__Short problem__
Work through the following lines and count those that hold the word "React". Reply with that number only.

__Data to process__
* Start *
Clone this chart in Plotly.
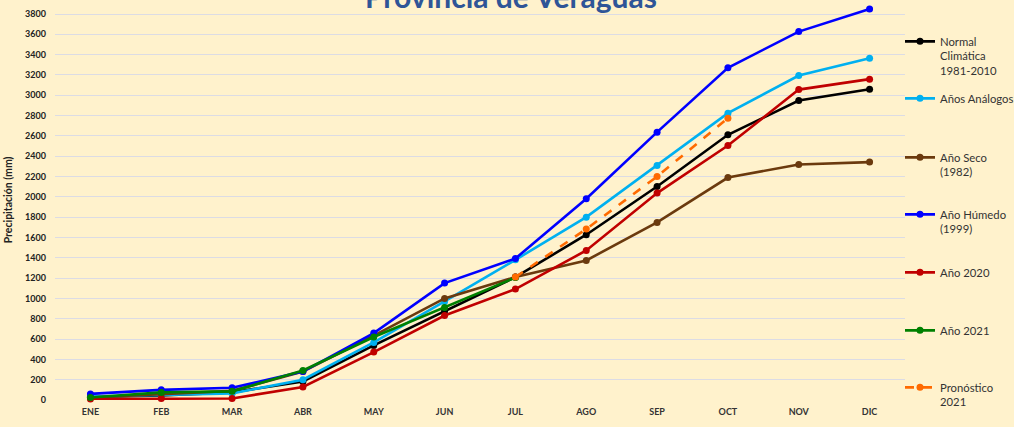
import plotly.graph_objects as go

meses = ["ENE", "FEB", "MAR", "ABR", "MAY", "JUN", "JUL", "AGO", "SEP", "OCT", "NOV", "DIC"]

normal = [30, 45, 75, 183, 537, 875, 1210, 1627, 2102, 2611, 2948, 3060]
analogos = [35, 50, 65, 200, 567, 970, 1380, 1800, 2309, 2824, 3194, 3365]
seco = [25, 60, 90, 280, 633, 1000, 1210, 1374, 1748, 2190, 2318, 2342]
humedo = [60, 100, 120, 280, 659, 1151, 1393, 1981, 2637, 3270, 3627, 3850]
a2020 = [10, 15, 15, 128, 472, 832, 1092, 1472, 2037, 2505, 3056, 3159]
a2021 = [25, 75, 85, 290, 620, 911, 1205]
pron_meses = ["JUL", "AGO", "SEP", "OCT"]
pronostico = [1210, 1683, 2200, 2775]

ytick_vals = list(range(0, 3801, 200))

series = [
    ("Normal<br>Climática<br>1981-2010", meses, normal, "#000000", "solid"),
    ("Años Análogos", meses, analogos, "#00B0F0", "solid"),
    ("Año Seco<br>(1982)", meses, seco, "#6B3A0E", "solid"),
    ("Año Húmedo<br>(1999)", meses, humedo, "#0000FF", "solid"),
    ("Año 2020", meses, a2020, "#C00000", "solid"),
    ("Año 2021", meses[:len(a2021)], a2021, "#008000", "solid"),
    ("Pronóstico<br>2021", pron_meses, pronostico, "#FF6A00", "dash"),
]

legend_tops = [27.5, 84.5, 143.5, 200.5, 258.5, 316.5, 373.5]

fig = go.Figure()
for i, (name, xs, ys, color, dash) in enumerate(series):
    lg = "legend" if i == 0 else f"legend{i+1}"
    fig.add_trace(go.Scatter(
        x=xs, y=ys, name=name, mode="lines+markers",
        line=dict(color=color, width=2.6, dash=dash),
        marker=dict(color=color, size=7),
        legend=lg, cliponaxis=False,
    ))

PLOT_H = 400.0
PLOT_W = 850.0
layout_legends = {}
for i, top in enumerate(legend_tops):
    key = "legend" if i == 0 else f"legend{i+1}"
    layout_legends[key] = dict(
        x=1 - 5 / PLOT_W, xanchor="left", y=1 - top / PLOT_H, yanchor="top",
        bgcolor="rgba(0,0,0,0)", borderwidth=0,
        font=dict(family="Lato", size=11.3, color="#333333"),
        valign="top", itemwidth=30, tracegroupgap=0,
    )

fig.update_layout(
    width=1014, height=427,
    margin=dict(l=55, r=109, t=0, b=27, autoexpand=False),
    paper_bgcolor="#FFF2CC", plot_bgcolor="#FFF2CC",
    showlegend=True,
    xaxis=dict(
        type="category", categoryorder="array", categoryarray=meses,
        range=[-0.5, 11.5], showgrid=False, showline=False, zeroline=False,
        tickfont=dict(family="Lato", size=9, color="#333333", weight="bold"),
        ticks="", automargin=False, ticklabelstandoff=5,
    ),
    yaxis=dict(
        range=[0, 3938], tickvals=ytick_vals, showgrid=True,
        gridcolor="#DCDCE4", gridwidth=1.3, zeroline=False, showline=False,
        tickfont=dict(family="Lato", size=9, color="#222222", weight="bold"),
        ticks="", automargin=False, ticklabelstandoff=8,
        title=dict(text="Precipitación (mm)", standoff=10,
                   font=dict(family="Lato", size=10.5, color="#222222", weight="bold")),
    ),
    annotations=[
        dict(text="<b>Provincia de Veraguas</b>", xref="paper", yref="paper",
             x=0.536, y=1 - 16 / PLOT_H, xanchor="center", yanchor="bottom",
             showarrow=False, font=dict(family="Lato", size=30, color="#2F5597")),
        dict(text="<b>Meses</b>", xref="paper", yref="paper",
             x=0.471, y=-22 / PLOT_H, xanchor="center", yanchor="top",
             showarrow=False, font=dict(family="Lato", size=12, color="#222222")),
    ],
    **layout_legends,
)

fig.write_html("out.html", config={"displayModeBar": False},
               post_script="document.body.style.margin='0';")
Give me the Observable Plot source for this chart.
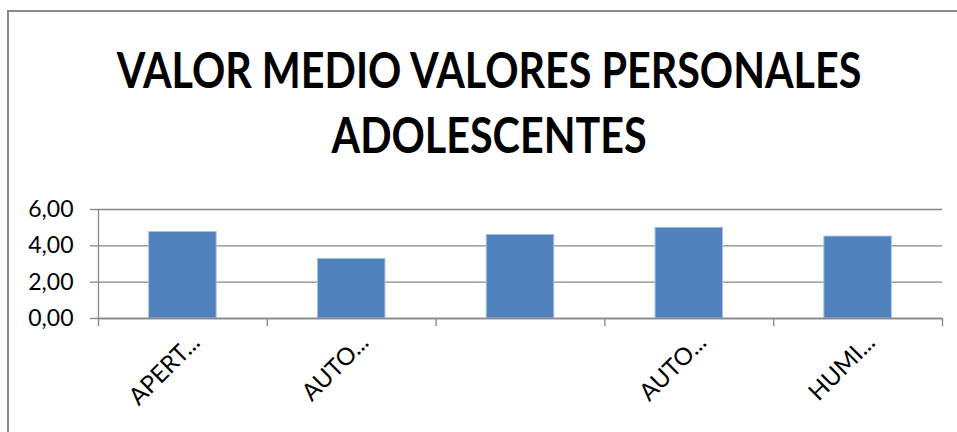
<!DOCTYPE html>
<html>
<head>
<meta charset="utf-8">
<script src="https://cdn.jsdelivr.net/npm/d3@7"></script>
<script src="https://cdn.jsdelivr.net/npm/@observablehq/plot@0.6"></script>
<style>
  html, body { margin: 0; padding: 0; background: #fff; overflow: hidden; }
  #wrap { position: relative; width: 957px; height: 432px; overflow: hidden; font-family: Lato, "Open Sans", sans-serif; }
  #frame { position: absolute; left: 7px; top: 10px; width: 1000px; height: 500px; border: 2px solid #8a8a8a; box-sizing: border-box; pointer-events: none; }
  #title { display: block; }
  #chart svg { display: block; }
</style>
</head>
<body>
<div id="wrap">
  <svg id="title" width="957" height="190"></svg>
  <div id="chart"></div>
  <div id="frame"></div>
</div>
<script>
const titleLines = ["VALOR MEDIO VALORES PERSONALES", "ADOLESCENTES"];
const labels = ["APERT...", "AUTO...", "", "AUTO...", "HUMI..."];
const values = [4.76, 3.28, 4.60, 4.99, 4.51];
const yTicks = [0, 2, 4, 6];

const data = values.map((v, i) => ({i, v, label: labels[i]}));

// Title (real text), horizontally fitted to the reference width
const tsvg = d3.select("#title");
const baselines = [88, 153];
const groups = titleLines.map((t, k) => {
  const g = tsvg.append("g");
  const n = g.append("text")
    .attr("x", 0).attr("y", baselines[k])
    .attr("text-anchor", "middle")
    .attr("font-family", "Lato, 'Open Sans', sans-serif")
    .attr("font-weight", "bold")
    .attr("font-size", 49)
    .attr("fill", "#000")
    .text(t).node();
  return {g, n};
});
const w0 = groups[0].n.getComputedTextLength();
const sx = 745 / w0;
groups.forEach(({g}) => g.attr("transform", `translate(489,0) scale(${sx.toFixed(4)},1)`));

const chart = Plot.plot({
  width: 957,
  height: 242,
  marginTop: 19,
  marginBottom: 114,
  marginLeft: 98,
  marginRight: 15,
  style: {fontFamily: "Lato, 'Open Sans', sans-serif", color: "#000", background: "transparent"},
  x: {type: "linear", domain: [0, labels.length]},
  y: {domain: [0, 6]},
  marks: [
    Plot.gridY(yTicks, {stroke: "#878787", strokeOpacity: 1, strokeWidth: 1.3}),
    Plot.axisY(yTicks, {
      tickFormat: d => d.toFixed(2).replace(".", ","),
      tickSize: 8, tickPadding: 17, fontSize: 23, stroke: "#878787", strokeWidth: 1.3, label: null
    }),
    Plot.rectY(data, {
      x1: d => d.i + 0.3, x2: d => d.i + 0.7, y1: 0, y2: "v",
      fill: "#4f81bd", stroke: "#a9c1df", strokeWidth: 1, inset: 0
    }),
    Plot.ruleX([0], {stroke: "#878787", strokeWidth: 1.3}),
    Plot.ruleY([0], {stroke: "#878787", strokeWidth: 1.3}),
    Plot.axisX(d3.range(labels.length + 1), {
      tickFormat: () => "", tickSize: 8, stroke: "#878787", strokeWidth: 1.3, label: null
    }),
    Plot.text(data, {
      x: d => d.i + 0.5, y: 0, text: "label",
      rotate: -45, textAnchor: "end", dx: 13, dy: 20,
      fontSize: 24, fill: "#000"
    })
  ]
});
document.getElementById("chart").appendChild(chart);
</script>
</body>
</html>
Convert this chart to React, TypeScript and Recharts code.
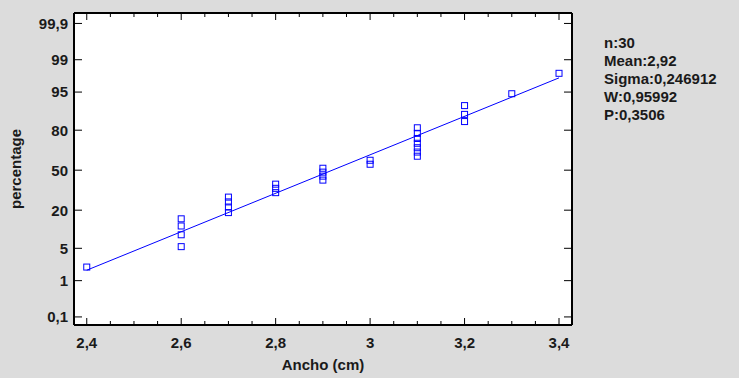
import React from "react";
import {
  ScatterChart, Scatter, XAxis, YAxis, CartesianGrid,
} from "recharts";

// Ancho (cm) values, sorted, n = 30
const anchoValues = [
  2.4,
  2.6, 2.6, 2.6, 2.6,
  2.7, 2.7, 2.7, 2.7,
  2.8, 2.8, 2.8,
  2.9, 2.9, 2.9, 2.9,
  3.0, 3.0,
  3.1, 3.1, 3.1, 3.1, 3.1, 3.1, 3.1,
  3.2, 3.2, 3.2,
  3.3,
  3.4,
];

// normal scores (percentage axis is drawn on a probit scale)
const normalScores = [
  -2.04,
  -1.61, -1.36, -1.175, -1.024,
  -0.893, -0.776, -0.668, -0.567,
  -0.473, -0.382, -0.294,
  -0.209, -0.125, -0.041, 0.041,
  0.125, 0.209,
  0.294, 0.382, 0.473, 0.567, 0.668, 0.776, 0.893,
  1.024, 1.175, 1.36,
  1.61,
  2.04,
];

// fitted normal line endpoints
const fitX = [2.4, 3.4];
const fitZ = [-2.106, 1.944];

const xMajorTicks = [2.4, 2.6, 2.8, 3.0, 3.2, 3.4];
const xTickLabels = ["2,4", "2,6", "2,8", "3", "3,2", "3,4"];
const xAllTicks = [
  2.4, 2.45, 2.5, 2.55, 2.6, 2.65, 2.7, 2.75, 2.8, 2.85, 2.9,
  2.95, 3.0, 3.05, 3.1, 3.15, 3.2, 3.25, 3.3, 3.35, 3.4,
];

const yTickZ = [-3.09, -2.326, -1.645, -0.842, 0, 0.842, 1.645, 2.326, 3.09];
const yTickLabels = ["0,1", "1", "5", "20", "50", "80", "95", "99", "99,9"];

const statsLines = ["n:30", "Mean:2,92", "Sigma:0,246912", "W:0,95992", "P:0,3506"];

const points = anchoValues.map((x, i) => ({ x, z: normalScores[i] }));
const fitLine = fitX.map((x, i) => ({ x, z: fitZ[i] }));

const FONT = "'Liberation Sans', Arial, sans-serif";
const BLUE = "#0000ff";
const TEXT = "#1a1a1a";

const majorIdx = (v: number) => xMajorTicks.findIndex((m) => Math.abs(m - v) < 1e-6);

const BottomTick = (props: any) => {
  const { x, y, payload } = props;
  const idx = majorIdx(payload.value);
  const len = idx >= 0 ? 7 : 4;
  return (
    <g>
      <line x1={x} y1={y} x2={x} y2={y - len} stroke="#000" strokeWidth={1} />
      {idx >= 0 && (
        <text x={x} y={y + 23} textAnchor="middle" fontSize={15} fontWeight="bold" fontFamily={FONT} fill={TEXT}>
          {xTickLabels[idx]}
        </text>
      )}
    </g>
  );
};

const TopTick = (props: any) => {
  const { x, y, payload } = props;
  const len = majorIdx(payload.value) >= 0 ? 7 : 4;
  return <line x1={x} y1={y} x2={x} y2={y + len} stroke="#000" strokeWidth={1} />;
};

const LeftTick = (props: any) => {
  const { x, y, index } = props;
  return (
    <g>
      <line x1={x} y1={y} x2={x + 8} y2={y} stroke="#000" strokeWidth={1} />
      <text x={x - 6} y={y} dy="0.36em" textAnchor="end" fontSize={15} fontWeight="bold" fontFamily={FONT} fill={TEXT}>
        {yTickLabels[index]}
      </text>
    </g>
  );
};

const RightTick = (props: any) => {
  const { x, y } = props;
  return <line x1={x} y1={y} x2={x - 8} y2={y} stroke="#000" strokeWidth={1} />;
};

const Square = (props: any) => {
  const { cx, cy } = props;
  return <rect x={cx - 3} y={cy - 3} width={6} height={6} fill="none" stroke={BLUE} strokeWidth={1} />;
};

export default function App() {
  const xDomain = [2.373, 3.4275];
  const yDomain = [-3.26, 3.31];
  return (
    <div style={{ position: "absolute", left: 0, top: 0, width: 739, height: 378, background: "#dcdcdc", fontFamily: FONT }}>
      <ScatterChart width={739} height={378} margin={{ top: 0, right: 0, bottom: 0, left: 0 }}>
        <CartesianGrid horizontal={false} vertical={false} fill="#ffffff" />
        <XAxis
          xAxisId="b" type="number" dataKey="x" orientation="bottom" height={53}
          domain={xDomain} allowDataOverflow ticks={xAllTicks} interval={0}
          tick={<BottomTick />} tickSize={0} tickMargin={0}
          axisLine={{ stroke: "#000", strokeWidth: 2 }} tickLine={false}
          label={{ value: "Ancho (cm)", position: "insideBottom", offset: 8, fontSize: 15, fontWeight: "bold", fill: TEXT, fontFamily: FONT }}
        />
        <XAxis
          xAxisId="t" type="number" dataKey="x" orientation="top" height={13}
          domain={xDomain} allowDataOverflow ticks={xAllTicks} interval={0}
          tick={<TopTick />} tickSize={0} tickMargin={0}
          axisLine={{ stroke: "#000", strokeWidth: 2 }} tickLine={false}
        />
        <YAxis
          yAxisId="l" type="number" dataKey="z" orientation="left" width={74}
          domain={yDomain} allowDataOverflow ticks={yTickZ} interval={0}
          tick={<LeftTick />} tickSize={0} tickMargin={0}
          axisLine={{ stroke: "#000", strokeWidth: 2 }} tickLine={false}
          label={{ value: "percentage", angle: -90, position: "insideLeft", offset: 16, fontSize: 15, fontWeight: "bold", fill: TEXT, fontFamily: FONT, style: { textAnchor: "middle" } }}
        />
        <YAxis
          yAxisId="r" type="number" dataKey="z" orientation="right" width={167}
          domain={yDomain} allowDataOverflow ticks={yTickZ} interval={0}
          tick={<RightTick />} tickSize={0} tickMargin={0}
          axisLine={{ stroke: "#000", strokeWidth: 2 }} tickLine={false}
        />
        <Scatter
          xAxisId="b" yAxisId="l" data={fitLine} line={{ stroke: BLUE, strokeWidth: 1 }}
          shape={() => <g />} isAnimationActive={false}
        />
        <Scatter
          xAxisId="b" yAxisId="l" data={points} shape={<Square />} isAnimationActive={false}
        />
        <Scatter
          xAxisId="t" yAxisId="r" data={[]} shape={() => <g />} isAnimationActive={false}
        />
      </ScatterChart>
      <div style={{ position: "absolute", left: 604, top: 34, fontSize: 15, fontWeight: "bold", color: TEXT, lineHeight: "18px" }}>
        {statsLines.map((s) => (
          <div key={s}>{s}</div>
        ))}
      </div>
    </div>
  );
}
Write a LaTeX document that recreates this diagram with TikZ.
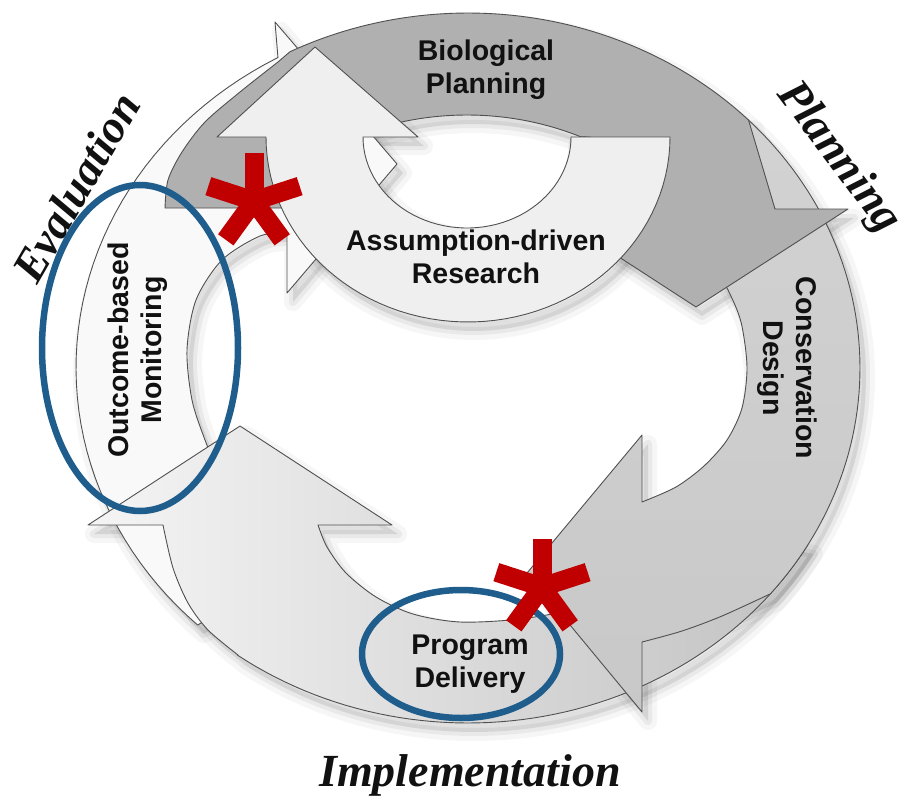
* End *
__Written solution__
2